Level Up offers a slightly more mature take on this balance, especially for viewers curious about streaming culture and semi-professional gaming life. It captures the uncertainty of chasing esports dreams without guaranteed fame or stability. The result feels relatable, particularly for audiences familiar with the grind behind the screen.

For Those Curious About the Industry Beyond the Game

If you’re fascinated by how esports intersects with business, branding, and public perception, Cross Fire again stands out, as does Level Up. These shows explore sponsorship pressure, generational expectations, and the gap between passion and profit. Esports here is not just competition, but an ecosystem shaped by external forces.

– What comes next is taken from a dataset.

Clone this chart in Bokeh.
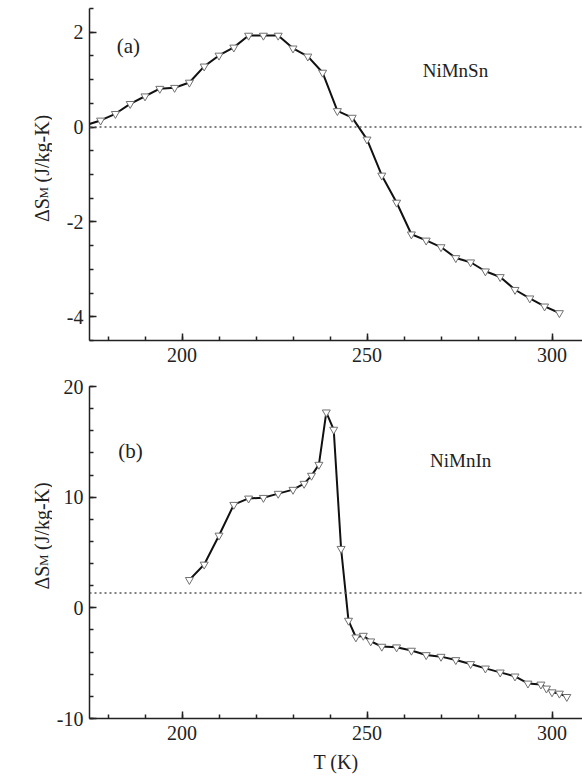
import math
from bokeh.plotting import figure
from bokeh.layouts import column, row
from bokeh.models import FixedTicker, Label, Span
from bokeh.embed import file_html
from bokeh.resources import INLINE

# Magnetic entropy change vs temperature
sn_T = [174, 178, 182, 186, 190, 194, 198, 202, 206, 210, 214, 218, 222, 226, 230,
        234, 238, 242, 246, 250, 254, 258, 262, 266, 270, 274, 278, 282, 286, 290,
        294, 298, 302]
sn_dS = [0.04, 0.14, 0.28, 0.49, 0.65, 0.81, 0.83, 0.94, 1.28, 1.51, 1.68, 1.93, 1.93,
         1.93, 1.66, 1.49, 1.15, 0.34, 0.20, -0.26, -1.02, -1.59, -2.26, -2.39, -2.53,
         -2.76, -2.85, -3.04, -3.16, -3.43, -3.61, -3.78, -3.92]

in_T = [202, 206, 210, 214, 218, 222, 226, 230, 233, 235, 237, 239, 241, 243, 245,
        247, 249, 251, 254, 258, 262, 266, 270, 274, 278, 282, 286, 290, 293.5, 297,
        298.5, 300, 302, 304]
in_dS = [2.53, 3.92, 6.54, 9.32, 9.89, 9.95, 10.32, 10.68, 11.22, 11.95, 12.94, 17.67,
         16.11, 5.34, -1.15, -2.66, -2.51, -3.02, -3.50, -3.56, -3.86, -4.26, -4.41,
         -4.71, -5.07, -5.47, -5.83, -6.19, -6.83, -6.92, -7.28, -7.62, -7.74, -8.04]

sn_ref_level = 0.0
in_ref_level = 1.35

x_major = [200, 250, 300]
x_minor = list(range(180, 310, 10))
sn_y_major = [-4, -2, 0, 2]
sn_y_minor = [v / 2 for v in range(-9, 6)]
in_y_major = [-10, 0, 10, 20]
in_y_minor = list(range(-10, 21, 2))

SERIF = "Times"
INK = "#222222"
LABEL_W = 52          # strip holding the rotated y titles
FRAME_W, FRAME_H = 493, 332
TOTAL_H = 778
X_RANGE = (175, 175 + FRAME_W / 3.7)


def make_panel(T, dS, ref, y_range, y_major, y_minor, tag, tag_xy, name, name_xy,
               top, bottom, xlabel=None):
    p = figure(frame_width=FRAME_W, frame_height=FRAME_H,
               x_range=X_RANGE, y_range=y_range,
               min_border_left=89 - LABEL_W, min_border_right=0,
               min_border_top=top, min_border_bottom=bottom,
               output_backend="svg", toolbar_location=None)
    p.outline_line_color = None
    p.grid.visible = False

    for ax in (p.xaxis[0], p.yaxis[0]):
        ax.axis_line_width = 1.5
        ax.axis_line_color = INK
        ax.major_tick_line_width = 1.5
        ax.major_tick_line_color = INK
        ax.minor_tick_line_width = 1.5
        ax.minor_tick_line_color = INK
        ax.major_tick_in = 7
        ax.major_tick_out = 0
        ax.minor_tick_in = 4
        ax.minor_tick_out = 0
        ax.major_label_text_font = SERIF
        ax.major_label_text_font_size = "20px"
        ax.major_label_text_color = INK
    p.xaxis.major_label_standoff = 7
    p.yaxis.major_label_standoff = 6

    p.xaxis.ticker = FixedTicker(ticks=x_major, minor_ticks=x_minor)
    p.yaxis.ticker = FixedTicker(ticks=y_major, minor_ticks=y_minor)
    p.yaxis.major_label_overrides = {v: str(v) for v in y_major}

    if xlabel:
        p.xaxis.axis_label = xlabel
        p.xaxis.axis_label_text_font = SERIF
        p.xaxis.axis_label_text_font_size = "20px"
        p.xaxis.axis_label_text_font_style = "normal"
        p.xaxis.axis_label_text_color = INK
        p.xaxis.axis_label_standoff = 8

    # horizontal dotted reference line
    p.add_layout(Span(location=ref, dimension="width", line_color="#555555",
                      line_width=1.5, line_dash="2 3"))

    p.line(T, dS, line_color="#111111", line_width=2)
    p.scatter(T, dS, marker="inverted_triangle", size=8, fill_color="white",
              line_color="#707070", line_width=1)

    p.add_layout(Label(x=tag_xy[0], y=tag_xy[1], text=tag, text_font=SERIF,
                       text_font_size="21px", text_color=INK,
                       text_align="center", text_baseline="middle"))
    p.add_layout(Label(x=name_xy[0], y=name_xy[1], text=name, text_font=SERIF,
                       text_font_size="19px", text_color=INK,
                       text_align="center", text_baseline="middle"))
    return p


top = make_panel(sn_T, sn_dS, sn_ref_level, (-4.5, 2.5), sn_y_major, sn_y_minor,
                 "(a)", (185.5, 1.70), "NiMnSn", (273.9, 1.19),
                 top=8, bottom=34)
bot = make_panel(in_T, in_dS, in_ref_level, (-10, 20), in_y_major, in_y_minor,
                 "(b)", (186.1, 14.2), "NiMnIn", (275.3, 13.3),
                 top=12, bottom=60, xlabel="T (K)")

# Left strip with the rotated y titles: "ΔS" + subscript "M" + "(J/kg-K)"
lab = figure(width=LABEL_W, height=TOTAL_H, x_range=(0, LABEL_W), y_range=(0, TOTAL_H),
             min_border=0, x_axis_type=None, y_axis_type=None,
             output_backend="svg", toolbar_location=None)
lab.outline_line_color = None
lab.grid.visible = False

title_starts = [221.5, 589.0]       # distance from page top where each title begins
pieces = [("ΔS", "20px", 41, 0.0), ("M", "13px", 42.5, 23.5), ("(J/kg-K)", "20px", 41, 39.5)]
for start in title_starts:
    for txt, size, bx, along in pieces:
        lab.add_layout(Label(x=bx, y=TOTAL_H - (start - along), text=txt,
                             text_font=SERIF, text_font_size=size, text_color=INK,
                             angle=math.pi / 2, text_align="left",
                             text_baseline="alphabetic"))

layout = row(lab, column(top, bot, spacing=0), spacing=0)
open("out.html", "w").write(file_html(layout, INLINE))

This angle resonates with viewers who enjoy seeing how careers are built and compromised offstage. It also highlights why longevity in esports requires adaptability, not just mechanical excellence.

Choosing Your Next Series

After The King’s Avatar, go to Cross Fire or Gank Your Heart if you want tension, realism, and strategic depth. After Falling Into Your Smile, Go Go Squid! or Level Up will feel like natural emotional continuations. Each drama reflects a different truth about gaming culture, whether it’s the grind, the romance, or the cost of ambition.

Together, these series prove that esports dramas aren’t a niche anymore. They’re multifaceted portraits of modern competition, identity, and community, offering something meaningful whether you’re a lifelong gamer or a curious newcomer looking for your next binge.